• REQUIREMENTS:
Nothing outside the lines from the one containing "Give me the D3.js source for this chart." through the one containing "const yTicks = [0, 5, 10, 15, 20, 25, 30];" should be copied, and no pictures either. Copy those lines exactly.

###

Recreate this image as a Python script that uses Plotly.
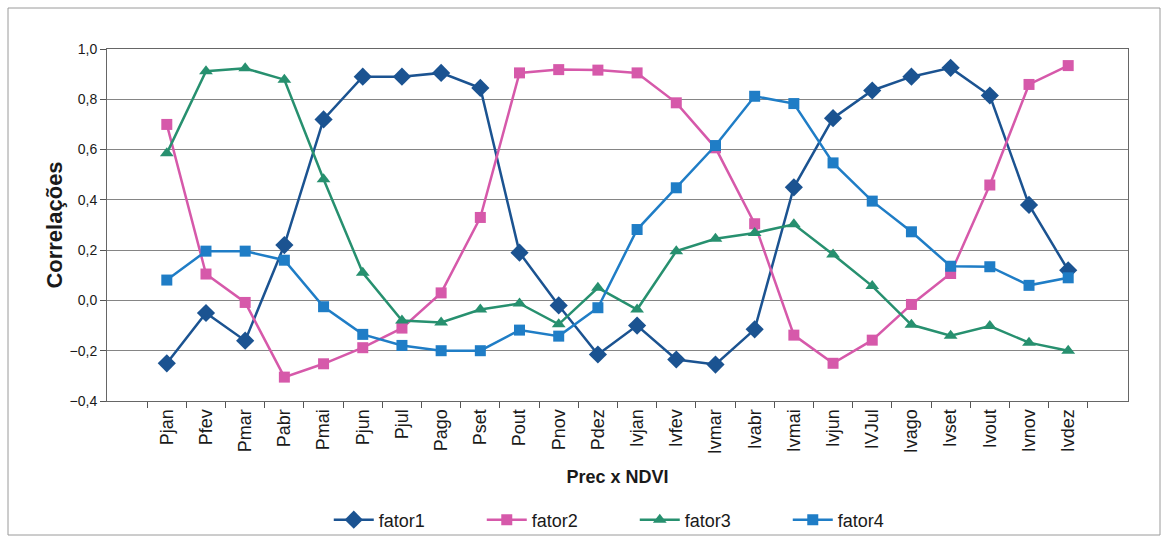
import plotly.graph_objects as go

categories = ["Pjan", "Pfev", "Pmar", "Pabr", "Pmai", "Pjun", "Pjul", "Pago", "Pset", "Pout",
              "Pnov", "Pdez", "Ivjan", "Ivfev", "Ivmar", "Ivabr", "Ivmai", "Ivjun", "IVJul",
              "Ivago", "Ivset", "Ivout", "Ivnov", "Ivdez"]

fator1 = [-0.25, -0.05, -0.16, 0.22, 0.72, 0.89, 0.89, 0.905, 0.845, 0.19,
          -0.02, -0.215, -0.10, -0.235, -0.255, -0.115, 0.45, 0.725, 0.835,
          0.89, 0.925, 0.815, 0.38, 0.12]
fator2 = [0.70, 0.105, -0.008, -0.305, -0.252, -0.188, -0.11, 0.03, 0.33, 0.905,
          0.918, 0.916, 0.905, 0.786, 0.607, 0.305, -0.138, -0.25, -0.158,
          -0.016, 0.107, 0.459, 0.859, 0.934]
fator3 = [0.585, 0.912, 0.923, 0.878, 0.482, 0.11, -0.08, -0.088, -0.036, -0.012,
          -0.095, 0.05, -0.036, 0.196, 0.245, 0.268, 0.303, 0.183, 0.057,
          -0.097, -0.14, -0.102, -0.168, -0.2]
fator4 = [0.081, 0.196, 0.196, 0.16, -0.025, -0.135, -0.179, -0.2, -0.2, -0.118,
          -0.142, -0.029, 0.282, 0.448, 0.616, 0.812, 0.783, 0.547, 0.395,
          0.273, 0.136, 0.134, 0.06, 0.09]

series = [
    ("fator1", fator1, "#1b5391", "diamond", 14),
    ("fator2", fator2, "#d659aa", "square", 11),
    ("fator3", fator3, "#27906f", "triangle-up", 12),
    ("fator4", fator4, "#1f7dc6", "square", 11),
]

fig = go.Figure()
for name, vals, color, sym, size in series:
    fig.add_trace(go.Scatter(
        x=categories, y=vals, name=name, mode="lines+markers",
        line=dict(color=color, width=2.5),
        marker=dict(symbol=sym, size=size, color=color),
    ))

W, H = 1169, 541
L, R, T, B = 107, 41, 49, 140
pw, ph = W - L - R, H - T - B

fig.update_layout(
    width=W, height=H,
    margin=dict(l=L, r=R, t=T, b=B, autoexpand=False),
    paper_bgcolor="white", plot_bgcolor="white",
    separators=",.",
    font=dict(family="Arial, Liberation Sans, sans-serif", color="#1a1a1a"),
    showlegend=True,
    legend=dict(orientation="h", x=0.543, xanchor="center", xref="container",
                y=(H - 520) / H, yanchor="middle", yref="container",
                bgcolor="rgba(0,0,0,0)",
                font=dict(size=18), itemwidth=40, entrywidth=98,
                entrywidthmode="pixels"),
    shapes=[dict(type="rect", xref="paper", yref="paper",
                 x0=(8 - L) / pw, x1=(1160 - L) / pw,
                 y0=-(535 - (T + ph)) / ph, y1=1 + (T - 8) / ph,
                 line=dict(color="#9a9a9a", width=1), layer="below")],
)
fig.update_xaxes(
    type="category", tickangle=-90, tickfont=dict(size=18),
    ticks="outside", ticklen=6, tickcolor="#555", tickson="boundaries",
    showline=True, linecolor="#666", linewidth=1, mirror=True,
    showgrid=False, automargin=False,
    title=dict(text="<b>Prec x NDVI</b>", font=dict(size=18), standoff=17),
)
fig.update_yaxes(
    range=[-0.4, 1.0], dtick=0.2, tick0=-0.4, tickformat=".1f",
    tickfont=dict(size=14), ticks="outside", ticklen=6, tickcolor="#555",
    showline=True, linecolor="#666", linewidth=1, mirror=True,
    showgrid=True, gridcolor="#858585", gridwidth=1, zeroline=False,
    automargin=False,
    title=dict(text="<b>Correlações</b>", font=dict(size=22), standoff=0),
)

fig.write_html("out.html", config={"displayModeBar": False},
               post_script="document.body.style.margin='0';")
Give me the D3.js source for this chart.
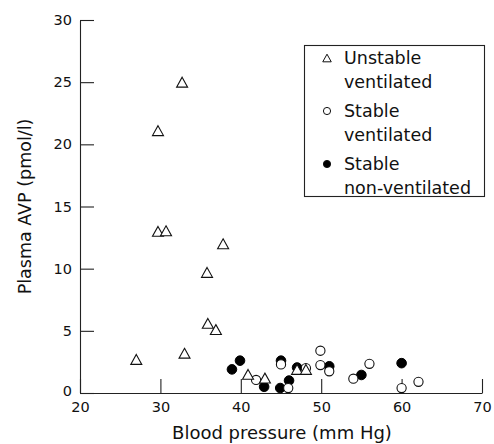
<!DOCTYPE html>
<html>
<head>
<meta charset="utf-8">
<script src="https://cdn.jsdelivr.net/npm/d3@7/dist/d3.min.js"></script>
<style>
  html, body { margin: 0; padding: 0; background: #fff; }
  svg { display: block; font-family: "DejaVu Sans", "Liberation Sans", Arial, sans-serif; }
</style>
</head>
<body>
<svg id="chart" width="494" height="444"></svg>
<script>
// ---- data ----
const xTicks = [20, 30, 40, 50, 60, 70];
const yTicks = [0, 5, 10, 15, 20, 25, 30];

const unstableVentX = [32.7, 29.7, 29.7, 30.7, 37.8, 35.8, 35.9, 36.9, 27.0, 33.0, 40.9, 43.0, 47.0, 48.1];
const unstableVentY = [25.0, 21.1, 13.0, 13.05, 12.0, 9.7, 5.6, 5.1, 2.7, 3.2, 1.5, 1.2, 1.9, 1.9];

const stableVentX = [41.9, 45.0, 45.9, 48.1, 49.9, 49.9, 51.0, 54.0, 56.0, 60.0, 62.1];
const stableVentY = [1.05, 2.3, 0.4, 2.0, 3.4, 2.25, 1.75, 1.15, 2.35, 0.4, 0.9];

const nonVentX = [38.9, 39.9, 42.9, 45.0, 44.9, 46.0, 47.0, 51.0, 55.0, 60.0];
const nonVentY = [1.9, 2.6, 0.5, 2.6, 0.4, 1.0, 2.05, 2.15, 1.45, 2.4];

const legendItems = [
  { kind: "triangle", lines: ["Unstable", "ventilated"] },
  { kind: "open", lines: ["Stable", "ventilated"] },
  { kind: "filled", lines: ["Stable", "non-ventilated"] }
];

const xTitle = "Blood pressure (mm Hg)";
const yTitle = "Plasma AVP (pmol/l)";

// ---- layout ----
const svg = d3.select("#chart");
const mLeft = 80, mRight = 482, mTop = 20, mBottom = 393;
const ink = "#222";

const x = d3.scaleLinear().domain([20, 70]).range([mLeft, mRight]);
const y = d3.scaleLinear().domain([0, 30]).range([mBottom, mTop]);

// axes
const gx = svg.append("g").attr("transform", `translate(0,${mBottom})`)
  .call(d3.axisBottom(x).tickValues(xTicks).tickSizeInner(-14).tickSizeOuter(0).tickPadding(9));
const gy = svg.append("g").attr("transform", `translate(${mLeft},0)`)
  .call(d3.axisLeft(y).tickValues(yTicks).tickSizeInner(-14).tickSizeOuter(0).tickPadding(8));

[gx, gy].forEach(g => {
  g.selectAll("path.domain").attr("stroke", ink).attr("stroke-width", 1.1);
  g.selectAll(".tick line").attr("stroke", ink).attr("stroke-width", 1.1);
  g.selectAll(".tick text").attr("fill", "#111").style("font-size", "14.5px")
    .style("font-family", '"DejaVu Sans", "Liberation Sans", Arial, sans-serif');
});
// the "0" label sits slightly above the corner
gy.selectAll(".tick").filter(d => d === 0).select("text").attr("dy", "0.2em");

// axis titles
svg.append("text").attr("x", (mLeft + mRight) / 2 + 1).attr("y", 439)
  .attr("text-anchor", "middle").attr("fill", "#111").style("font-size", "18px").text(xTitle);
svg.append("text").attr("transform", `translate(31,${(mTop + mBottom) / 2}) rotate(-90)`)
  .attr("text-anchor", "middle").attr("fill", "#111").style("font-size", "17.5px").text(yTitle);

// marker helpers
const triPath = (cx, cy, s) => {
  const h = s * 0.9;
  return `M${cx},${cy - h / 2}L${cx + s / 2},${cy + h / 2}L${cx - s / 2},${cy + h / 2}Z`;
};

const plot = svg.append("g");

// filled circles (stable non-ventilated)
plot.selectAll("circle.nv").data(d3.range(nonVentX.length)).join("circle")
  .attr("class", "nv")
  .attr("cx", i => x(nonVentX[i])).attr("cy", i => y(nonVentY[i])).attr("r", 4.8)
  .attr("fill", "#000").attr("stroke", "#000").attr("stroke-width", 1);

// open circles (stable ventilated)
plot.selectAll("circle.sv").data(d3.range(stableVentX.length)).join("circle")
  .attr("class", "sv")
  .attr("cx", i => x(stableVentX[i])).attr("cy", i => y(stableVentY[i])).attr("r", 4.6)
  .attr("fill", "#fff").attr("stroke", "#111").attr("stroke-width", 1.1);

// triangles (unstable ventilated)
plot.selectAll("path.uv").data(d3.range(unstableVentX.length)).join("path")
  .attr("class", "uv")
  .attr("d", i => triPath(x(unstableVentX[i]), y(unstableVentY[i]), 11))
  .attr("fill", "#fff").attr("stroke", "#111").attr("stroke-width", 1.1);

// legend
const lg = svg.append("g");
lg.append("rect").attr("x", 304.5).attr("y", 45.5).attr("width", 180).attr("height", 151)
  .attr("fill", "#fff").attr("stroke", ink).attr("stroke-width", 1.1);

const itemBase = [64, 117, 170];
legendItems.forEach((it, k) => {
  const by = itemBase[k];
  const sy = by - 6;
  if (it.kind === "triangle") {
    lg.append("path").attr("d", triPath(327, sy, 8.5)).attr("fill", "#fff").attr("stroke", "#111").attr("stroke-width", 1);
  } else {
    lg.append("circle").attr("cx", 327).attr("cy", sy).attr("r", 3.6)
      .attr("fill", it.kind === "filled" ? "#000" : "#fff").attr("stroke", "#111").attr("stroke-width", 1);
  }
  it.lines.forEach((ln, j) => {
    lg.append("text").attr("x", 344).attr("y", by + j * 23.5)
      .attr("fill", "#111").style("font-size", "17.5px").text(ln);
  });
});
</script>
</body>
</html>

###

• WRITTEN ANSWER:
Give me the D3.js source for this chart.
<!DOCTYPE html>
<html>
<head>
<meta charset="utf-8">
<script src="https://cdn.jsdelivr.net/npm/d3@7/dist/d3.min.js"></script>
<style>
  html, body { margin: 0; padding: 0; background: #fff; }
  svg { display: block; font-family: "DejaVu Sans", "Liberation Sans", Arial, sans-serif; }
</style>
</head>
<body>
<svg id="chart" width="494" height="444"></svg>
<script>
// ---- data ----
const xTicks = [20, 30, 40, 50, 60, 70];
const yTicks = [0, 5, 10, 15, 20, 25, 30];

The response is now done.